Let $S = [a,b]$ where $0 < a \leq b$ and $a,b \in \mathbb{N}$. Meaning all possible sets where this is true (e.g., $[1,1],[1,2],[5,5],[5,n],\cdots$)
Alright, this isn't for an assignment, just a question I arrived at and have been having difficulty figuring out. My original thought was that this must have the same cardinality as $\mathbb{Q}$, but then when attempting to find a bijection between the two sets , I ran into an issue.
My first attempt,
for all $s \in S$ let $s = a/b$ (first ,last number in the set be assigned to that rational). The problem with this is that I cannot arrive at any rational bigger than $1$. If I reverse the order ( $s = b/a$), I cannot get to any number smaller than $1$.
My second attempt was to try and find some way to use the diagonalization argument , but again, if I block the numbers in either way as I stated above, I cannot reach a large set of numbers (either smaller than or bigger than zero).
So since this set extends $\mathbb{N}$ I assume its cardinality must be at least that. But I cannot find a bijection between $\mathbb{N}$ and $S$ or between $\mathbb{Q}$ and $S$.
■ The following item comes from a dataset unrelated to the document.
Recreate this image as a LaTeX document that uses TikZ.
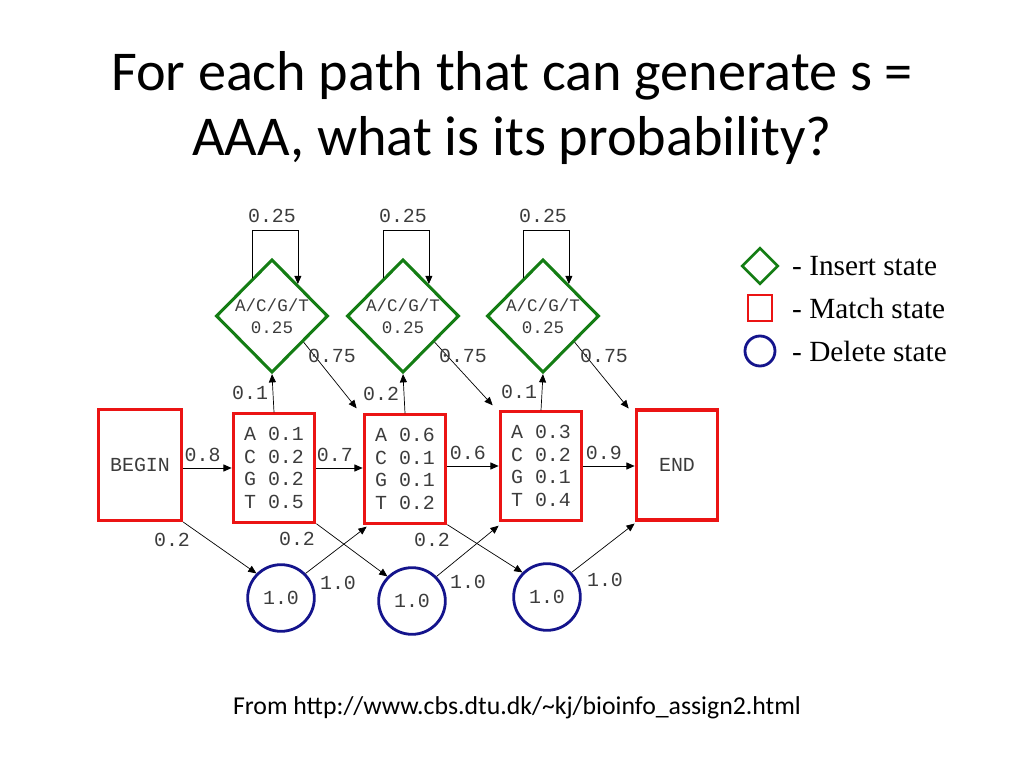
\documentclass[tikz,border=0pt]{standalone}
\usepackage{fontspec}
\setmainfont{Carlito}
\newfontfamily\monof{Liberation Mono}
\newfontfamily\serf{Liberation Serif}
\usetikzlibrary{shapes.geometric,arrows.meta,calc}
\definecolor{mred}{RGB}{235,20,20}
\definecolor{igreen}{RGB}{20,125,20}
\definecolor{dblue}{RGB}{20,20,140}
\definecolor{tgray}{RGB}{60,60,60}
\begin{document}
\begin{tikzpicture}[x=0.03cm,y=-0.03cm,
  lab/.style={font=\monof\fontsize{17}{18}\selectfont,text=tgray,inner sep=0},
  mbox/.style={draw=mred,line width=2.6pt,minimum width=2.45cm,minimum height=3.25cm,inner sep=0,font=\monof\fontsize{17}{19.5}\selectfont,text=tgray,align=left},
  ins/.style={diamond,draw=igreen,line width=2.6pt,minimum width=3.36cm,minimum height=3.4cm,inner sep=0,font=\monof\fontsize{15}{19}\selectfont,text=tgray,align=center},
  del/.style={circle,draw=dblue,line width=2.4pt,minimum size=2.0cm,inner sep=0,font=\monof\fontsize{17}{18}\selectfont,text=tgray},
  arr/.style={-{Triangle[length=7pt,width=6pt]},line width=0.6pt},
  leg/.style={font=\serf\fontsize{25}{26}\selectfont,anchor=west,inner sep=0}]
\useasboundingbox (0,0) rectangle (1024,768);
\node[font=\fontsize{48}{55}\selectfont,align=center] (title) at (512,108) {For each path that can generate s =\\AAA, what is its probability?};
\node[font=\fontsize{22}{24}\selectfont] (foot) at (517,708) {From http://www.cbs.dtu.dk/\textasciitilde kj/bioinfo\_assign2.html};
% match states
\node[mbox,minimum width=2.5cm,minimum height=3.33cm] (b) at (140,465) {BEGIN};
\node[mbox] (m1) at (274,468) {A 0.1\\C 0.2\\G 0.2\\T 0.5};
\node[mbox] (m2) at (405,469) {A 0.6\\C 0.1\\G 0.1\\T 0.2};
\node[mbox] (m3) at (541,466) {A 0.3\\C 0.2\\G 0.1\\T 0.4};
\node[mbox,minimum width=2.45cm,minimum height=3.3cm] (e) at (677,465) {END};
% insert states
\node[ins] (i1) at (272,316) {A/C/G/T\\0.25};
\node[ins] (i2) at (403,316) {A/C/G/T\\0.25};
\node[ins] (i3) at (543,316) {A/C/G/T\\0.25};
% delete states
\node[del] (d1) at (281,598) {1.0};
\node[del] (d2) at (412,601) {1.0};
\node[del] (d3) at (547,597) {1.0};
% self loops
\foreach \i in {i1,i2,i3}{
  \coordinate (\i a) at ($(\i.north)!0.35!(\i.west)$);
  \coordinate (\i b) at ($(\i.north)!0.45!(\i.east)$);
  \draw[arr] (\i a) -- ++(0,-48) coordinate (\i c) -| (\i b);
  \node[lab] at ($(\i.north)+(0,-42)$) {0.25};
}
% horizontal
\draw[arr] (b.east|-m1) -- node[lab,above=5pt,pos=0.4]{0.8} (m1.west);
\draw[arr] (m1.east) -- node[lab,above=5pt,pos=0.4]{0.7} (m2.west|-m1);
\draw[arr] (m2.east|-m3) -- node[lab,above=5pt,pos=0.4]{0.6} (m3.west);
\draw[arr] (m3.east) -- node[lab,above=5pt,pos=0.4]{0.9} (e.west|-m3);
% match to insert
\draw[arr] (m1.north) -- node[lab,left=4pt,pos=0.5]{0.1} (i1.south);
\draw[arr] (m2.north) -- node[lab,left=4pt,pos=0.5]{0.2} (i2.south);
\draw[arr] (m3.north) -- node[lab,left=4pt,pos=0.5]{0.1} (i3.south);
% insert to next match
\coordinate (t2) at ($(m2.north west)+(-6,-5)$);
\coordinate (t3) at ($(m3.north west)+(-6,-5)$);
\coordinate (t4) at ($(e.north west)+(-6,0)$);
\draw[arr] ($(i1.south)!0.55!(i1.east)$) -- (t2);
\draw[arr] ($(i2.south)!0.55!(i2.east)$) -- (t3);
\draw[arr] ($(i3.south)!0.55!(i3.east)$) -- (t4);
\node[lab] at (332,356) {0.75};
\node[lab] at (463,356) {0.75};
\node[lab] at (604,356) {0.75};
% match to delete
\draw[arr] (b.south east) -- (d1.north west);
\draw[arr] (m1.south east) -- (d2.north west);
\draw[arr] (m2.south east) -- (d3.north west);
\node[lab] at (172,540) {0.2};
\node[lab] at (297,539) {0.2};
\node[lab] at (432,540) {0.2};
% delete to next match
\draw[arr] (d1.north east) -- ($(m2.south west)+(4,2)$);
\draw[arr] (d2.north east) -- ($(m3.south west)+(0,4)$);
\draw[arr] (d3.north east) -- ($(e.south west)+(0,2)$);
\node[lab] at (338,583) {1.0};
\node[lab] at (468,582) {1.0};
\node[lab] at (605,580) {1.0};
% legend
\node[diamond,draw=igreen,line width=2.4pt,minimum width=1.1cm,minimum height=1.1cm,inner sep=0] (li) at (760,266) {};
\node[draw=mred,line width=2.4pt,minimum width=0.72cm,minimum height=0.78cm,inner sep=0] (lm) at (760,308) {};
\node[circle,draw=dblue,line width=2.4pt,minimum size=0.9cm,inner sep=0] (ld) at (760,351) {};
\node[leg] at (792,266) {- Insert state};
\node[leg] at (792,308) {- Match state};
\node[leg] at (792,351) {- Delete state};
\end{tikzpicture}
\end{document}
EDIT, I don't think that i was clear that this was a set of sets. So things so the set $S$ would contain :
$$[1,1],[1,2],[1,3],\cdots [2,2],[2,3],[2,3],\cdots$$
If $a=b$, $S=\{a\}$, so its cardinality is $1$
If $a<b$, its cardinality is the same as the cardinality of $[0,1]$ since there is a linear function $f$ such that $f(a)=0$, $f(b)=1$. Now $\DeclareMathOperator\card{card}\card\,(0,1)=\card\mathbf R$, hence the $\card\,[0,1]\ge\card\mathbf R$. But as it is contained in $\mathbf R$, we also have $\card\,[0,1]\le\card\mathbf R$, whence $$\card\,[0,1]=\card\mathbf R.$$
Added: Answer to the updated question – the cardinality of $\;S=\{[a,b]\mid 0 <a\le b,\;a, b\in\mathbf N \}$. There's a injection $\begin{aligned}[t]S&\longrightarrow\mathbf N\times\mathbf N\\{}[a,b]&\longmapsto (a,b)\end{aligned},\;$ which is countable. Hence $S$ is at most countable. As it is infinite, it is countable.